クズの旦那が殺し屋に頭の皮を剥がれて殺されるのを目の当たりにした若い主婦、ベティは頭のスイッチがパツン、と切れてしまい、代わりに入ったスイッチは、毎日観ている昼メロドラマ『愛のすべて』の登場人物になる、というもの。

ブラウン管の向こう、恋い焦がれた病院ドラマの主人公の許嫁だと思い込んだベティは、車を飛ばしてハリウッドへ向かう。

看護師でもないのに病院に乗り込んで勝手に治療して血塗れになったり大暴れ。

そしてそんなベティの乗る車のトランクにはクズ旦那が隠した麻薬があり、それを奪還するために殺し屋の親子が後を追う……

コメディ映画であるし、まさにその通りなのだが、観てみると「なんだこの映画は⁉︎」という問いが治らない。
「こりゃ確かにコメディ映画だね」とは、思えないくらい変な映画なのだ。

そもそも冒頭のクズ旦那殺害シーンからして既に残酷すぎてホラー映画みたいだし、狂ったベティが偶然患者の命を救うシーンだって血糊の量が多すぎてクラクラする。

そもそも、旦那が頭の皮を剥がれて殺される、という現場を見た主婦が狂うならまだしも、それが、自分は昼ドラのヒロインだと思い込む、て設定が力技じゃないですか。

そりゃ、クズ旦那の元で生きていたら、現実は辛い。こんな結婚生活は嫌だ嫌だ。で、昼ドラのヒロインに憧れる。そこまでは理解できますよ。でも、自分がヒロインだと思い込む、てのは二つくらいハードル飛び越えてませんかね。

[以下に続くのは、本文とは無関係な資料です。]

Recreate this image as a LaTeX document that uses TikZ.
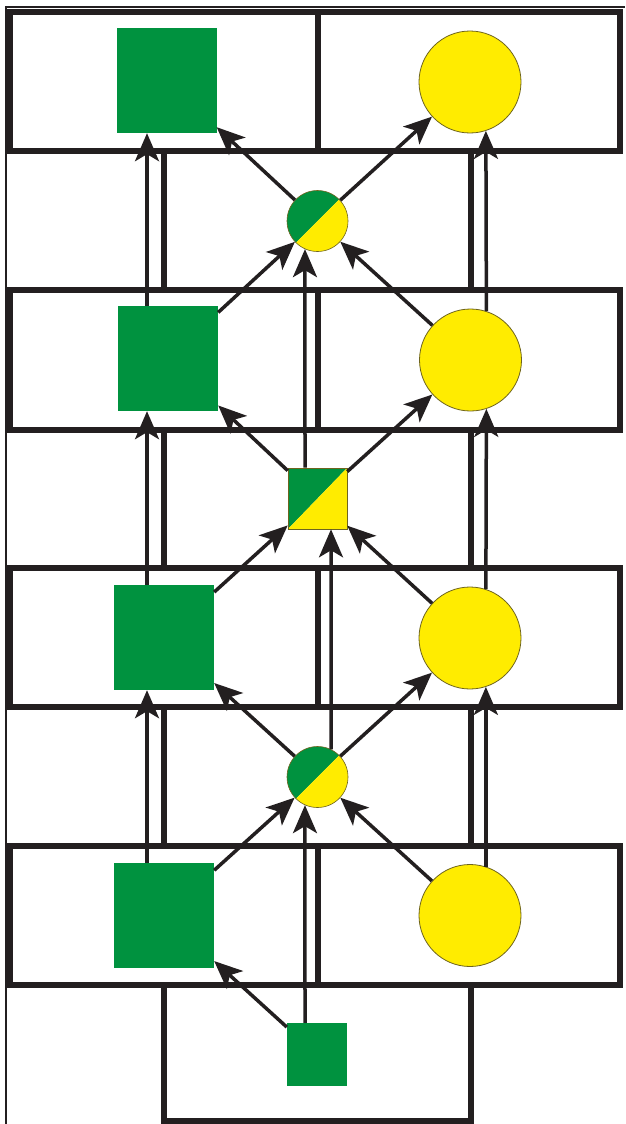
\documentclass[tikz,border=0pt]{standalone}
\usepackage{tikz}
\usetikzlibrary{arrows.meta}
\definecolor{leafgreen}{RGB}{0,146,63}
\definecolor{sunyellow}{RGB}{255,236,0}
\definecolor{ink}{RGB}{35,31,32}
\definecolor{rim}{RGB}{110,100,30}

\begin{document}
\begin{tikzpicture}[x=1pt, y=-1pt, >={Stealth[length=28pt, width=24pt, inset=7pt]},
    cell/.style={draw=ink, line width=6.8pt},
    arr/.style={->, draw=ink, fill=ink, line width=3.5pt},
    gbox/.style={fill=leafgreen, inner sep=0pt, minimum width=100pt, minimum height=105pt},
    ydisc/.style={circle, draw=rim, line width=0.8pt, fill=sunyellow, inner sep=0pt, minimum size=102pt},
    duo/.style={draw=rim, line width=0.6pt, inner sep=0pt, minimum width=59pt, minimum height=61pt,
      path picture={
        \fill[leafgreen] (path picture bounding box.south west) -- (path picture bounding box.north west)
          -- (path picture bounding box.north east) -- cycle;
        \fill[sunyellow] (path picture bounding box.south west) -- (path picture bounding box.south east)
          -- (path picture bounding box.north east) -- cycle;}}]
  \useasboundingbox (0,0) rectangle (625,1124);
  % ---- frame and cells ----
  \draw[ink, line width=1.2pt] (6,1124) -- (6,7) -- (625,7);
  \foreach \t/\b in {12/151, 290/430, 568/707, 846/985} {
    \draw[cell] (10,\t) rectangle (620,\b);
    \draw[cell] (318,\t) -- (318,\b);
  }
  \foreach \t/\b in {151/290, 430/568, 707/846, 985/1121}
    \draw[cell] (164,\t) rectangle (471,\b);
  % ---- row 1 ----
  \node[gbox] (g1) at (166.5,80.5) {};
  \node[ydisc] (y1) at (470,82) {};
  \node[duo, circle, minimum size=61pt] (m1) at (317.5,221) {};
  % ---- row 2 ----
  \node[gbox] (g2) at (168,358.5) {};
  \node[ydisc] (y2) at (470.5,360) {};
  \node[duo] (m2) at (317.5,498.5) {};
  % ---- row 3 ----
  \node[gbox] (g3) at (164,637.5) {};
  \node[ydisc] (y3) at (470,638) {};
  \node[duo, circle, minimum size=61pt] (m3) at (317.5,777) {};
  % ---- row 4 and base ----
  \node[gbox] (g4) at (164,915.5) {};
  \node[ydisc] (y4) at (470,915.5) {};
  \node[gbox, minimum width=60pt, minimum height=63pt] (g0) at (317,1054.5) {};
  % ---- arrows ----
  \coordinate (lx) at (147,0);
  \coordinate (cl) at (305,0);
  \coordinate (cr) at (331,0);
  \draw[arr] (m1) -- (g1);
  \draw[arr] (m1) -- (y1);
  \draw[arr] (g2) -- (m1);
  \draw[arr] (y2) -- (m1);
  \draw[arr] (g2.north -| lx) -- (g1.south -| lx);
  \draw[arr] (y2.72) -- (y1.-72);
  \draw[arr] (m2.north -| cl) -- (m1.-114);
  \draw[arr] (m2) -- (g2);
  \draw[arr] (m2) -- (y2);
  \draw[arr] (g3) -- (m2);
  \draw[arr] (y3) -- (m2);
  \draw[arr] (g3.north -| lx) -- (g2.south -| lx);
  \draw[arr] (y3.72) -- (y2.-72);
  \draw[arr] (m3.64) -- (m2.south -| cr);
  \draw[arr] (m3) -- (g3);
  \draw[arr] (m3) -- (y3);
  \draw[arr] (g4) -- (m3);
  \draw[arr] (y4) -- (m3);
  \draw[arr] (g4.north -| lx) -- (g3.south -| lx);
  \draw[arr] (y4.72) -- (y3.-72);
  \draw[arr] (g0.north -| cl) -- (m3.-114);
  \draw[arr] (g0) -- (g4);
\end{tikzpicture}
\end{document}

でもそこは、レネーさんの持ち前のキュートさと可愛い声と演技力で、無理矢理観客を説得させてしまう。

この、無理矢理説得させる力、というものが実に綺麗に決まっていて、そここそがこの映画の持つ魅力となっているのだ。

つまりこれは、役者の力を信じ、そこを最大限に引き出す演出力、そしてそれを観客に信じ込ませる実力を発揮し、そしてそれを見事に成功させたからこそ成り立った、真に素晴らしい作品であるわけです。

最近の邦画に足りないものが全部詰まっているよ。

知名度だけで演技力のない役者と、クレームを恐れるがあまり飛躍を削られた脚本と、スポンサーやクライアント、事務所の意見を全て取り入れた結果、個人の力が全く出せずに、這々の体でエンドマークを貼り付けた監督。

こういう作品が撮りたければインディーズで勝手にやって上映館も全国で2、とかでやれば? と言わんばかりの現在のシネコンシステム。

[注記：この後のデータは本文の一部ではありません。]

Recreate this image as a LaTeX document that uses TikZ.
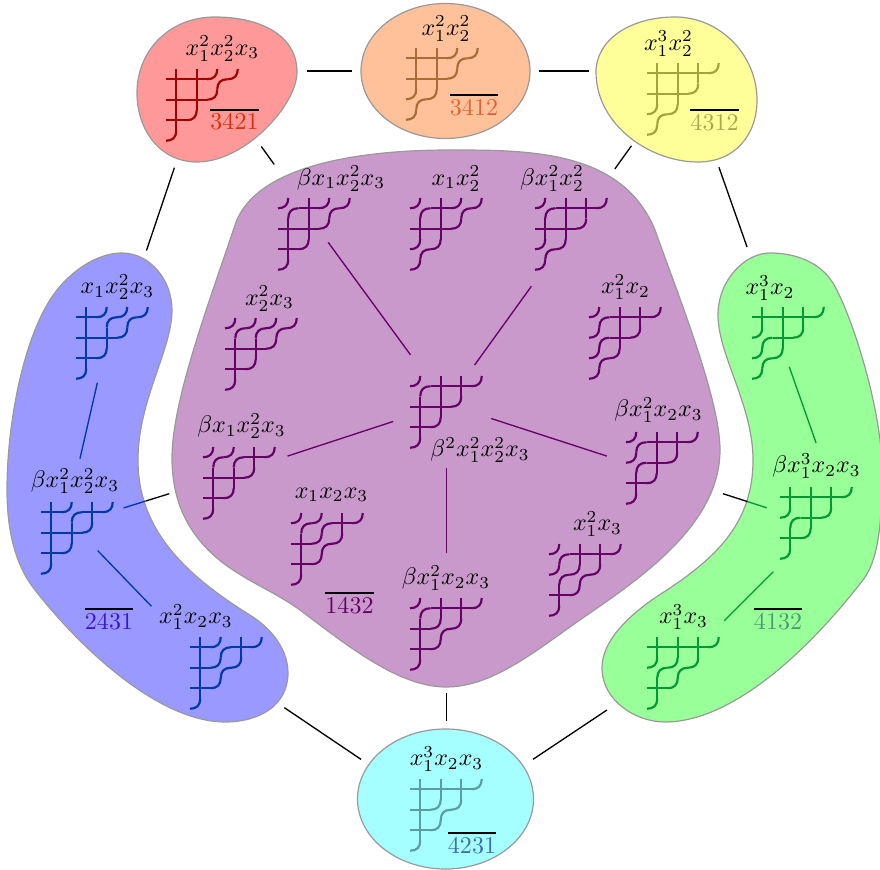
\documentclass[tikz,border=0pt]{standalone}
\usepackage{xcolor}
\usepackage{amsmath}
\usepackage{tikz}
\definecolor{blobline}{RGB}{153,153,153}
\definecolor{blobred}{RGB}{255,153,153}
\definecolor{blobpeach}{RGB}{255,193,153}
\definecolor{blobyellow}{RGB}{255,255,153}
\definecolor{blobblue}{RGB}{153,153,255}
\definecolor{blobpurple}{RGB}{201,153,204}
\definecolor{blobgreen}{RGB}{153,255,153}
\definecolor{blobcyan}{RGB}{166,255,255}
\definecolor{pipered}{RGB}{160,0,0}
\definecolor{pipepeach}{RGB}{168,108,56}
\definecolor{pipeyellow}{RGB}{163,163,61}
\definecolor{pipeblue}{RGB}{0,56,165}
\definecolor{pipepurple}{RGB}{102,0,102}
\definecolor{pipegreen}{RGB}{0,153,51}
\definecolor{pipecyan}{RGB}{90,158,160}
\definecolor{numred}{RGB}{214,50,15}
\definecolor{numpeach}{RGB}{222,100,55}
\definecolor{numyellow}{RGB}{168,168,80}
\definecolor{numblue}{RGB}{60,20,210}
\definecolor{numgreen}{RGB}{77,153,115}
\definecolor{numcyan}{RGB}{62,110,172}
\newdimen\pxu
\pxu=0.4164pt
\tikzset{
  blob/.style={draw=blobline, line width=0.5pt},
  hook/.style={shape=coordinate},
  mono/.style={inner sep=0pt},
  perm/.style={inner sep=0pt},
  pipe/.style={line width=0.9pt},
  link/.style n args={2}{line width=0.55pt, shorten <=#1\pxu, shorten >=#2\pxu},
  pics/c/.style={code={\draw[pipe] (0,.5) -- (1,.5) (.5,0) -- (.5,1);}},
  pics/b/.style={code={\draw[pipe] (0,.5) .. controls (.33,.5) and (.5,.33) .. (.5,0)
                                   (.5,1) .. controls (.5,.67) and (.67,.5) .. (1,.5);}},
  pics/elbow/.style={code={\draw[pipe] (0,.5) .. controls (.33,.5) and (.5,.33) .. (.5,0);}}
}
% name, hook point, top left corner, six cells
\newcommand{\pipedream}[9]{
  \node[hook] (#1) at (#2) {};
  \begin{scope}[shift={(#3)}, x=0.3cm, y=-0.3cm]
    \path (0,0) pic{#4} (1,0) pic{#5} (2,0) pic{#6} (3,0) pic{elbow}
          (0,1) pic{#7} (1,1) pic{#8} (2,1) pic{elbow}
          (0,2) pic{#9} (1,2) pic{elbow}
          (0,3) pic{elbow};
  \end{scope}
}
\newcommand{\barnum}[2]{\vbox{\hrule height 0.8pt\kern 1.2pt\hbox{\textcolor{#1}{#2}}}}
\begin{document}
\begin{tikzpicture}[x=0.01464cm, y=-0.01464cm]
  \useasboundingbox (0,0) rectangle (880,870);

  % classes
  \draw[blob, fill=blobred] (215,17) .. controls (260,17) and (297,35) .. (297,72)
    .. controls (297,105) and (245,162) .. (197,162)
    .. controls (160,162) and (137,130) .. (137,93)
    .. controls (137,50) and (170,17) .. (215,17) -- cycle;
  \draw[blob, fill=blobpeach] (445.5,71) ellipse [x radius=84.5, y radius=67.5];
  \draw[blob, fill=blobyellow] (675,17) .. controls (720,17) and (757,55) .. (757,100)
    .. controls (757,135) and (735,162) .. (698,162)
    .. controls (650,162) and (596,125) .. (596,72)
    .. controls (596,40) and (630,17) .. (675,17) -- cycle;
  \draw[blob, fill=blobcyan] (445.5,799) ellipse [x radius=88, y radius=70];
  \draw[blob, fill=blobblue] (122,253) .. controls (150,253) and (172,280) .. (172,310)
    .. controls (172,350) and (138,400) .. (138,460)
    .. controls (138,530) and (185,575) .. (253,617)
    .. controls (275,632) and (288,652) .. (288,673)
    .. controls (288,705) and (260,722) .. (225,722)
    .. controls (165,722) and (90,660) .. (35,590)
    .. controls (15,565) and (7,530) .. (7,490)
    .. controls (7,420) and (25,330) .. (57,290)
    .. controls (72,271) and (97,253) .. (122,253) -- cycle;
  \draw[blob, fill=blobgreen] (770,253) .. controls (745,253) and (718,280) .. (718,315)
    .. controls (718,355) and (753,405) .. (753,460)
    .. controls (753,520) and (720,555) .. (667,590)
    .. controls (630,613) and (602,640) .. (602,668)
    .. controls (602,700) and (635,722) .. (665,722)
    .. controls (730,722) and (805,655) .. (863,580)
    .. controls (880,558) and (882,515) .. (882,470)
    .. controls (882,410) and (852,315) .. (833,283)
    .. controls (820,262) and (795,253) .. (770,253) -- cycle;
  \draw[blob, fill=blobpurple] (450,150) .. controls (530,150) and (622,150) .. (655,230)
    .. controls (680,300) and (720,400) .. (720,450)
    .. controls (720,520) and (650,572) .. (590,613)
    .. controls (540,647) and (495,687) .. (446,687)
    .. controls (400,687) and (350,648) .. (300,610)
    .. controls (275,592) and (250,583) .. (223,563)
    .. controls (195,541) and (172,510) .. (172,458)
    .. controls (172,400) and (210,300) .. (235,225)
    .. controls (255,165) and (360,150) .. (450,150) -- cycle;

  % pipe dreams
  \begin{scope}[color=pipered]
    \pipedream{red}{207,71}{166,69}ccbccc
  \end{scope}
  \begin{scope}[color=pipepeach]
    \pipedream{peach}{446.5,71}{406,48}ccbccb
  \end{scope}
  \begin{scope}[color=pipeyellow]
    \pipedream{yellow}{685,71}{647,63}cccccb
  \end{scope}
  \begin{scope}[color=pipecyan]
    \pipedream{cyan}{446.5,817}{410,779}ccccbc
  \end{scope}
  \begin{scope}[color=pipeblue]
    \pipedream{bluetop}{119,332}{76,307}cbbccc
    \pipedream{bluemid}{72,524}{41,502}cbcccc
    \pipedream{bluebot}{184,640}{190,637}cbccbc
  \end{scope}
  \begin{scope}[color=pipegreen]
    \pipedream{greentop}{777,332}{752,307}cccbcb
    \pipedream{greenmid}{820,525}{780,487}cccbcc
    \pipedream{greenbot}{691,654}{647,637}cccbbc
  \end{scope}
  \begin{scope}[color=pipepurple]
    \pipedream{hub}{446.5,404}{410,376}bccccc
    \pipedream{upleft}{314,223}{278,198}bcbccc
    \pipedream{upmid}{446,234}{410,198}bcbccb
    \pipedream{upright}{577,223}{535,198}bccccb
    \pipedream{sideup}{261,354}{225,318}bbbccc
    \pipedream{sideright}{625,343}{589,307}bccbcb
    \pipedream{left}{239,472}{203,447}bbcccc
    \pipedream{right}{662,474}{626,432}bccbcc
    \pipedream{lowleft}{327,549}{291,513}bbccbc
    \pipedream{lowright}{585,580}{549,544}bccbbc
    \pipedream{bottom}{446.5,623}{410,598}bcccbc
  \end{scope}

  % monomials
  \node[mono] (redname) at (222.5,48.5) {$x_1^2x_2^2x_3$};
  \node[mono] (peachname) at (446,28.5) {$x_1^2x_2^2$};
  \node[mono] (yellowname) at (668.5,43.5) {$x_1^3x_2^2$};
  \node[mono] (cyanname) at (446.5,759) {$x_1^3x_2x_3$};
  \node[mono] (bluetopname) at (117.5,287) {$x_1x_2^2x_3$};
  \node[mono] (bluemidname) at (75,481) {$\beta x_1^2x_2^2x_3$};
  \node[mono] (bluebotname) at (196,617) {$x_1^2x_2x_3$};
  \node[mono] (greentopname) at (770,288) {$x_1^3x_2$};
  \node[mono] (greenmidname) at (816.5,466) {$\beta x_1^3x_2x_3$};
  \node[mono] (greenbotname) at (683.5,617) {$x_1^3x_3$};
  \node[mono] (hubname) at (480,450) {$\beta^2x_1^2x_2^2x_3$};
  \node[mono] (upleftname) at (341,178.5) {$\beta x_1x_2^2x_3$};
  \node[mono] (upmidname) at (456,178.5) {$x_1x_2^2$};
  \node[mono] (uprightname) at (552,178.5) {$\beta x_1^2x_2^2$};
  \node[mono] (sideupname) at (269.5,298.5) {$x_2^2x_3$};
  \node[mono] (siderightname) at (625.5,287) {$x_1^2x_2$};
  \node[mono] (leftname) at (241.5,426) {$\beta x_1x_2^2x_3$};
  \node[mono] (rightname) at (658.5,410) {$\beta x_1^2x_2x_3$};
  \node[mono] (lowleftname) at (331.5,495) {$x_1x_2x_3$};
  \node[mono] (lowrightname) at (597.5,524) {$x_1^2x_3$};
  \node[mono] (bottomname) at (446,578) {$\beta x_1^2x_2x_3$};

  % permutations
  \node[perm] (perm3421) at (234.5,119.5) {\barnum{numred}{3421}};
  \node[perm] (perm3412) at (474,105) {\barnum{numpeach}{3412}};
  \node[perm] (perm4312) at (714.5,120) {\barnum{numyellow}{4312}};
  \node[perm] (perm4231) at (472,843) {\barnum{numcyan}{4231}};
  \node[perm] (perm2431) at (109,619) {\barnum{numblue}{2431}};
  \node[perm] (perm4132) at (778,619) {\barnum{numgreen}{4132}};
  \node[perm] (perm1432) at (349.5,603) {\barnum{pipepurple}{1432}};

  % around the outside
  \draw[link={100}{94}] (red.center) -- (peach.center);
  \draw[link={92}{96}] (peach.center) -- (yellow.center);
  \draw[link={102}{86}] (red.center) -- (bluetop.center);
  \draw[link={102}{90}] (yellow.center) -- (greentop.center);
  \draw[link={121}{103}] (bluebot.center) -- (cyan.center);
  \draw[link={104}{101}] (cyan.center) -- (greenbot.center);

  % into the big class
  \draw[link={93}{295}] (red.center) -- (hub.center);
  \draw[link={92}{289}] (yellow.center) -- (hub.center);
  \draw[link={289}{96}] (hub.center) -- (cyan.center);
  \draw[link={73}{77}] (left.center) -- (bluemid.center);
  \draw[link={64}{76}] (right.center) -- (greenmid.center);

  % same link, inside the side classes
  \draw[link={98}{54}, pipeblue] (left.center) -- (bluemid.center);
  \draw[link={90}{56}, pipegreen] (right.center) -- (greenmid.center);

  % blue class
  \draw[link={52}{67}, pipeblue] ([xshift=-10\pxu]bluetop.center) -- ([xshift=-7\pxu]bluemid.center);
  \draw[link={37}{47}, pipeblue] (bluemid.center) -- (bluebot.center);

  % green class
  \draw[link={37}{87}, pipegreen] (greentop.center) -- ([xshift=25\pxu]greenmid.center);
  \draw[link={66}{47}, pipegreen] (greenmid.center) -- (greenbot.center);

  % big class
  \draw[link={61}{24}, pipepurple] (hub.center) -- (upleft.center);
  \draw[link={48}{78}, pipepurple] (hub.center) -- (upright.center);
  \draw[link={56}{51}, pipepurple] (hub.center) -- (left.center);
  \draw[link={47}{58}, pipepurple] (hub.center) -- (right.center);
  \draw[link={64}{70}, pipepurple] (hub.center) -- (bottom.center);
\end{tikzpicture}
\end{document}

面白くて血の通った作品には、それだけの理由がある。それは金なんかではない、ということが、劇中の昼ドラの撮影システムにキチンと反映されていて、そうこなくちゃ! と、快哉をあげたくなります。
つくづくよく練られた脚本だと思う。

そしてラスト、ベティは今現在、役者として成功している。
て嘘の字幕が出ることで、え? これって実話? みたいな騒動が起きるところまで含めて、現実と虚構、偽物と本物、血の通ってない作品と血の通っている作品。そのボーダーを崩しにかかってる確信犯的な脚本にニヤリとするのです。
実話なわけねーだろ!

そしてそこで観客は、ハッと気づかされるのです。

ベティの物語が進むきっかけは、常に現実の血であったことを。

旦那の頭皮剥離殺人事件の時みた血。
自分が患者を助けた時頭から浴びた血。

偽物ではなく、本物の血に触れた時、ベティの虚構と現実はクロスするのです。
だから、本物の血を浴びているベティが、偽物の血しか知らないドラマの人々に絶賛され、受け入れられるのは当たり前だったのだ!

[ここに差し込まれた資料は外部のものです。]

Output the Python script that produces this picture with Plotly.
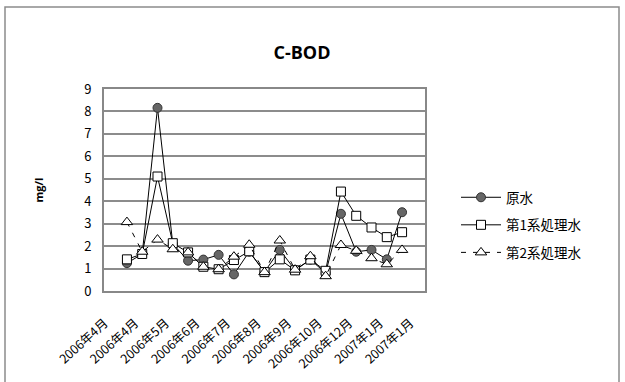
import plotly.graph_objects as go

# Sample positions along the category axis (blank cells at both ends)
sample_idx = list(range(21))
tick_idx = list(range(0, 21, 2))
tick_labels = ["2006年4月", "2006年4月", "2006年5月", "2006年6月", "2006年7月",
               "2006年8月", "2006年9月", "2006年10月", "2006年12月", "2007年1月", "2007年1月"]

raw_water = [None, 1.24, 1.65, 8.16, 2.10, 1.35, 1.40, 1.61, 0.74, 1.75, 0.85,
             1.83, 0.94, 1.40, 0.80, 3.44, 1.75, 1.83, 1.41, 3.51, None]
system1 = [None, 1.41, 1.65, 5.10, 2.13, 1.72, 1.08, 0.97, 1.38, 1.77, 0.84,
           1.41, 0.92, 1.40, 0.90, 4.43, 3.35, 2.83, 2.40, 2.62, None]
system2 = [None, 3.07, 1.75, 2.29, 1.86, 1.72, 1.08, 0.97, 1.53, 2.06, 0.84,
           2.25, 0.95, 1.55, 0.66, 2.05, 1.79, 1.46, 1.19, 1.83, None]

series_names = ["原水", "第1系処理水", "第2系処理水"]

FIG_W, FIG_H = 625, 382
L, R, T, B = 104, 200, 89, 91
PW, PH = FIG_W - L - R, FIG_H - T - B

cjk = "Noto Sans CJK JP"

fig = go.Figure()
fig.add_trace(go.Scatter(
    x=sample_idx, y=raw_water, name=series_names[0], mode="lines+markers",
    line=dict(color="black", width=1),
    marker=dict(symbol="circle", size=9, color="#666666", line=dict(color="#333333", width=1)),
    legendgroup="a"))
fig.add_trace(go.Scatter(
    x=sample_idx, y=system1, name=series_names[1], mode="lines+markers",
    line=dict(color="black", width=1),
    marker=dict(symbol="square", size=9, color="white", line=dict(color="black", width=1)),
    legendgroup="b"))
fig.add_trace(go.Scatter(
    x=sample_idx, y=system2, name=series_names[2], mode="lines+markers",
    line=dict(color="black", width=1, dash="5px,7px"),
    marker=dict(symbol="triangle-up", size=10, color="white", line=dict(color="black", width=1)),
    legendgroup="c"))

def px_x(px):
    return (px - L) / PW

def px_y(py):
    return (FIG_H - B - py) / PH

fig.update_layout(
    width=FIG_W, height=FIG_H,
    margin=dict(l=L, r=R, t=T, b=B, autoexpand=False),
    paper_bgcolor="white", plot_bgcolor="white",
    title=dict(text="<b>C-BOD</b>", x=px_x(302), xref="paper", xanchor="center",
               y=1 - 53 / FIG_H, yanchor="middle",
               font=dict(family="Open Sans", size=18, color="black")),
    showlegend=True,
    legend=dict(x=px_x(456), y=px_y(182), xanchor="left", yanchor="top",
                traceorder="grouped", tracegroupgap=7,
                font=dict(family=cjk, size=13.5, color="black"),
                bgcolor="rgba(0,0,0,0)", itemwidth=40),
    xaxis=dict(range=[-0.5, 20.5], tickmode="array", tickvals=tick_idx, ticktext=tick_labels,
               tickangle=-42, tickfont=dict(family=cjk, size=12.5, color="black"),
               ticklabelshift=-7, ticklabelstandoff=18, automargin=False,
               showgrid=False, zeroline=False, showline=True, mirror=True,
               linecolor="#888888", linewidth=2, ticks=""),
    yaxis=dict(range=[0, 9], dtick=1, tickfont=dict(family=cjk, size=13, color="black"),
               ticklabelstandoff=8, automargin=False,
               showgrid=True, gridcolor="#8c8c8c", gridwidth=1.5, zeroline=False,
               showline=True, mirror=True, linecolor="#888888", linewidth=2, ticks="",
               title=dict(text="<b>mg/l</b>", font=dict(family="Open Sans", size=11, color="black"),
                          standoff=38)),
    shapes=[dict(type="rect", xref="paper", yref="paper",
                 x0=px_x(5), x1=px_x(619), y0=px_y(390), y1=px_y(7),
                 line=dict(color="#8c8c8c", width=1.5), fillcolor="rgba(0,0,0,0)", layer="below")],
)

fig.write_html("out.html")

とんでもない設定と突然噴き出す大量の血糊にびっくりしつつも、それでもレネー・ゼルウィガーのキラキラした演技に全部持っていかれます。
とにかくレネー演じるベティが素晴らしい。

そして、ドラマの登場人物だと思い込んだベティの、頭のスイッチが再び切り替わる瞬間の残酷さは、観た人の心を掴んで離さない。